Ia menjelaskan bahwa selain membatasi timbulan sampah dari produk gelas dan botol plastik mereka, produsen juga wajib melakukan daur ulang dan pemanfaatan kembali produk yang sudah digunakan konsumen.
"Peta jalan itu ada tiga hal yang diatur. Reduce, Recycle, dan Reuse. Jika kemasannya dimanfaatkan kembali, botol minuman dari kaca dapat disanitasi dan dipakai lagi,” pungkasnya.
Sementara itu perwakilan dari Gabungan Produsen Makanan dan Minuman Indonesia (GAPMMI), Idham Arsad, mengungkapkan bahwa pihaknya pun sudah membuat peta konsep untuk mengurangi sampah. Sejauh ini, GAPMMI sudah menyusun hal itu lewat keanggotaannya.
"Produsen mempunyai kewajiban menarik kemasannya sebanyak 30 persen di tahun 2029. Sejauh ini di GAPMMI mungkin sekitar 20 anggota menyusun peta jalan pengurangan sampah," katanya.
Idham melanjutkan, pihaknya sebetulnya sudah memiliki inisiatif terkait pengurangan sampah ini dan sudah mulai dilakukan oleh masing-masing perusahaan.

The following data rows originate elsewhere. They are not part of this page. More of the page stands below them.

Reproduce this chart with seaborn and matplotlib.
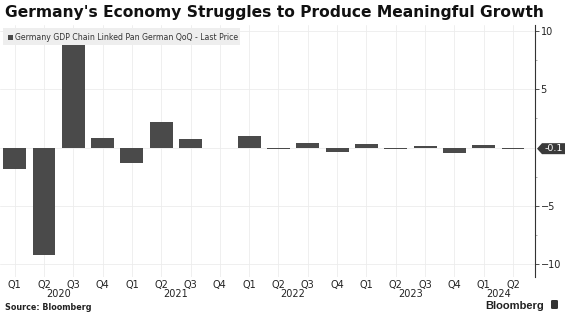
import matplotlib
matplotlib.use("Agg")
import matplotlib.pyplot as plt
import matplotlib.transforms as mtransforms
from matplotlib.patches import FancyBboxPatch, Rectangle, Polygon
import seaborn as sns
import pandas as pd

# Quarterly German GDP growth, chain linked, % QoQ
quarters = ["Q1", "Q2", "Q3", "Q4", "Q1", "Q2", "Q3", "Q4", "Q1", "Q2", "Q3", "Q4",
            "Q1", "Q2", "Q3", "Q4", "Q1", "Q2"]
years = [2020] * 4 + [2021] * 4 + [2022] * 4 + [2023] * 4 + [2024] * 2
gdp_qoq = [-1.8, -9.2, 8.9, 0.8, -1.3, 2.2, 0.7, 0.0, 1.0, -0.1, 0.4, -0.4,
           0.3, -0.1, 0.1, -0.5, 0.2, -0.1]
y_ticks = [-10, -5, 5, 10]
last_value = gdp_qoq[-1]

BAR = "#4a4a4a"
TEXT = "#222222"

df = pd.DataFrame({
    "period": [f"{y}{q}" for y, q in zip(years, quarters)],
    "gdp": gdp_qoq,
})

sns.set_theme(style="white")
plt.rcParams["font.family"] = ["DejaVu Sans"]

W, H = 566, 323
fig = plt.figure(figsize=(W / 100, H / 100), dpi=100)
ax = fig.add_axes([0.0, 1 - 277 / H, 535 / W, (277 - 25) / H])

sns.barplot(data=df, x="period", y="gdp", color=BAR, width=0.78,
            saturation=1, linewidth=0, ax=ax, zorder=3)

ax.set_xlim(-0.5, len(df) - 0.25)
ax.set_ylim(-11.1, 10.5)

# grid
for x in range(len(df)):
    ax.axvline(x, color="#ececec", lw=0.6, zorder=0)
for y in [-10, -5, 0, 5, 10]:
    ax.axhline(y, color="#ececec", lw=0.6, zorder=0)

# spines / ticks
for s in ["left", "top", "bottom"]:
    ax.spines[s].set_visible(False)
ax.spines["right"].set_color("#333333")
ax.spines["right"].set_linewidth(0.8)
ax.yaxis.tick_right()
ax.set_yticks(y_ticks)
ax.set_yticks([-7.5, -2.5, 2.5, 7.5], minor=True)
ax.tick_params(axis="y", which="major", direction="out", length=3, width=0.6,
               color="#333333", labelsize=7, labelcolor=TEXT, pad=1)
ax.tick_params(axis="y", which="minor", direction="out", length=1.5, width=0.5,
               color="#888888")
ax.set_xticks(range(len(df)))
ax.set_xticklabels(quarters)
ax.tick_params(axis="x", length=0, labelsize=7, labelcolor=TEXT, pad=2)
ax.set_xlabel("")
ax.set_ylabel("")

# year labels under the quarters
trans = mtransforms.blended_transform_factory(ax.transData, ax.transAxes)
for yr in sorted(set(years)):
    idx = [i for i, v in enumerate(years) if v == yr]
    ax.text(sum(idx) / len(idx), -17 / 252, str(yr), transform=trans,
            ha="center", va="center", fontsize=7, color=TEXT)

# last value badge on the axis
y_pix = ax.transData.transform((0, last_value))[1]
yc = y_pix / H
x0, x1 = 537 / W, 565 / W
hh = 5.5 / H
tip = 5 / W
fig.patches.append(Polygon([(x0, yc), (x0 + tip, yc + hh), (x1, yc + hh),
                            (x1, yc - hh), (x0 + tip, yc - hh)], closed=True,
                           fc="#3a3a3a", ec="none", transform=fig.transFigure))
fig.text((x0 + tip + x1) / 2, yc, f"{last_value:.1f}", fontsize=6.8, color="white",
         ha="center", va="center")

# legend box
fig.patches.append(FancyBboxPatch((3 / W, 1 - 45 / H), 237 / W, 17 / H,
                                  boxstyle="square,pad=0", fc="#eeeeee", ec="none",
                                  transform=fig.transFigure, zorder=5))
fig.patches.append(Rectangle((8 / W, 1 - 40 / H), 5 / W, 5 / H,
                             fc=BAR, ec="none", transform=fig.transFigure, zorder=6))
fig.text(15 / W, 1 - 37 / H, "Germany GDP Chain Linked Pan German QoQ - Last Price",
         fontsize=5.6, color="#333333", va="center", ha="left", zorder=7)

# title and footer
fig.text(5 / W, 1 - 13 / H, "Germany's Economy Struggles to Produce Meaningful Growth",
         fontsize=11.2, fontweight="bold", color="#111111", va="center", ha="left")
fig.text(5 / W, 1 - 307 / H, "Source: Bloomberg", fontsize=5.8,
         fontweight="bold", color=TEXT, va="center", ha="left")
fig.text(544 / W, 1 - 306 / H, "Bloomberg", fontsize=8, fontweight="bold",
         family=["Liberation Sans"], color=TEXT, va="center", ha="right")
fig.patches.append(FancyBboxPatch((551 / W, 1 - 309 / H), 7 / W, 9 / H,
                                  boxstyle="round,pad=0,rounding_size=0.003",
                                  fc="#333333", ec="none", transform=fig.transFigure))

fig.savefig("out.png", dpi=100, facecolor="white")
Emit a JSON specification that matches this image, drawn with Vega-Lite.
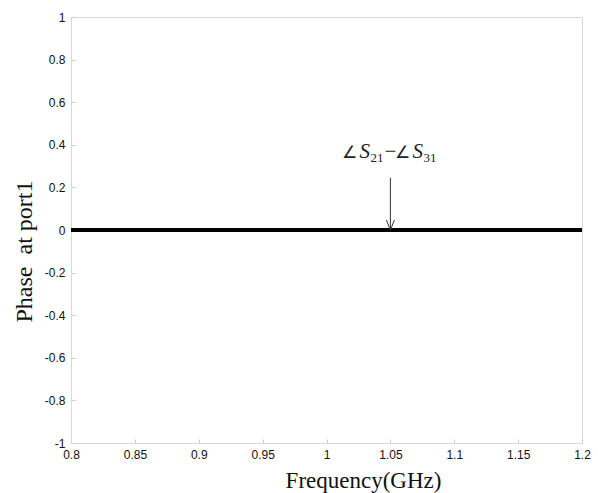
{
  "$schema": "https://vega.github.io/schema/vega-lite/v6.json",
  "width": 511,
  "height": 426,
  "autosize": "none",
  "padding": {"left": 71, "top": 17, "right": 16, "bottom": 50},
  "background": "white",
  "config": {
    "view": {"stroke": "#d9d9d9", "strokeWidth": 1},
    "axis": {
      "grid": false,
      "domainColor": "#d9d9d9",
      "tickColor": "#cccccc",
      "tickSize": -4,
      "labelFont": "Liberation Sans",
      "labelFontSize": 12,
      "labelColor": "#111111",
      "labelExpr": "'' + datum.value",
      "titleFont": "Liberation Serif",
      "titleFontWeight": "normal",
      "titleColor": "#111111"
    }
  },
  "datasets": {
    "line": [{"f": 0.8, "p": 0}, {"f": 1.2, "p": 0}],
    "arrow": [{"f": 1.05, "p": 0.245}, {"f": 1.05, "p": 0.0}],
    "tip": [{"f": 1.05, "p": 0.0}],
    "label": [{"f": 1.05, "p": 0.338}]
  },
  "layer": [
    {
      "data": {"name": "line"},
      "mark": {"type": "line", "color": "black", "strokeWidth": 4},
      "encoding": {
        "x": {"field": "f", "type": "quantitative", "scale": {"domain": [0.8, 1.2], "nice": false, "zero": false},
              "axis": {"values": [0.8, 0.85, 0.9, 0.95, 1, 1.05, 1.1, 1.15, 1.2], "labelPadding": 10, "labelFlush": false, "title": "Frequency(GHz)", "titleFontSize": 23, "titleX": 292, "titleY": 44, "titleBaseline": "alphabetic", "titleAlign": "center"}},
        "y": {"field": "p", "type": "quantitative", "scale": {"domain": [-1, 1], "nice": false},
              "axis": {"values": [-1, -0.8, -0.6, -0.4, -0.2, 0, 0.2, 0.4, 0.6, 0.8, 1], "labelPadding": 10, "labelFlush": false, "title": "Phase\u00a0\u00a0at port1", "titleFontSize": 24, "titleX": -40, "titleY": 234, "titleBaseline": "alphabetic", "titleAlign": "center", "titleAngle": -90}}
      }
    },
    {
      "data": {"name": "arrow"},
      "mark": {"type": "line", "color": "#333333", "strokeWidth": 1},
      "encoding": {
        "x": {"field": "f", "type": "quantitative"},
        "y": {"field": "p", "type": "quantitative"}
      }
    },
    {
      "data": {"name": "tip"},
      "mark": {"type": "point", "shape": "M -1 -2.5 L 0 0 L 1 -2.5", "filled": false, "stroke": "#333333", "strokeWidth": 1, "size": 64, "opacity": 1},
      "encoding": {
        "x": {"field": "f", "type": "quantitative"},
        "y": {"field": "p", "type": "quantitative"}
      }
    },
    {
      "data": {"name": "label"},
      "encoding": {
        "x": {"field": "f", "type": "quantitative"},
        "y": {"field": "p", "type": "quantitative"}
      },
      "layer": [
        {"mark": {"type": "text", "text": "∠", "font": "Liberation Serif", "fontSize": 17, "color": "#222222", "align": "left", "baseline": "alphabetic", "dx": -48}},
        {"mark": {"type": "text", "text": "S", "font": "Liberation Serif", "fontStyle": "italic", "fontSize": 21, "color": "#222222", "align": "left", "baseline": "alphabetic", "dx": -31}},
        {"mark": {"type": "text", "text": "21", "font": "Liberation Serif", "fontSize": 13, "color": "#222222", "align": "left", "baseline": "alphabetic", "dx": -20, "dy": 4}},
        {"mark": {"type": "text", "text": "−", "font": "Liberation Serif", "fontSize": 21, "color": "#222222", "align": "left", "baseline": "alphabetic", "dx": -6}},
        {"mark": {"type": "text", "text": "∠", "font": "Liberation Serif", "fontSize": 17, "color": "#222222", "align": "left", "baseline": "alphabetic", "dx": 5}},
        {"mark": {"type": "text", "text": "S", "font": "Liberation Serif", "fontStyle": "italic", "fontSize": 21, "color": "#222222", "align": "left", "baseline": "alphabetic", "dx": 22}},
        {"mark": {"type": "text", "text": "31", "font": "Liberation Serif", "fontSize": 13, "color": "#222222", "align": "left", "baseline": "alphabetic", "dx": 33, "dy": 4}}
      ]
    }
  ]
}
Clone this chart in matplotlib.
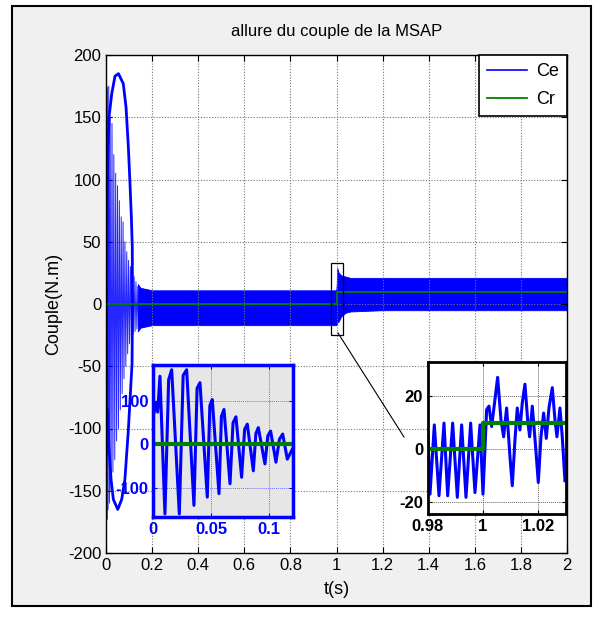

"Tapi, di luar itu sebetulnya inisiatif masing-masing perusahan jalan. Mereka sudah lakukan dan kerja sama dengan bank sampah. Banyak juga kerjasama dengan pelapak dan pemulung. Jadi, kalau kita lihat kan ada 4 juta pemulung dan kerja sama dengan asosiasinya IPMI. Kemudian pelapak, industri daur ulang. Itu yang lakukan. Misalnya botol akan kita tarik melalui kerja sama tadi," ungkapnya.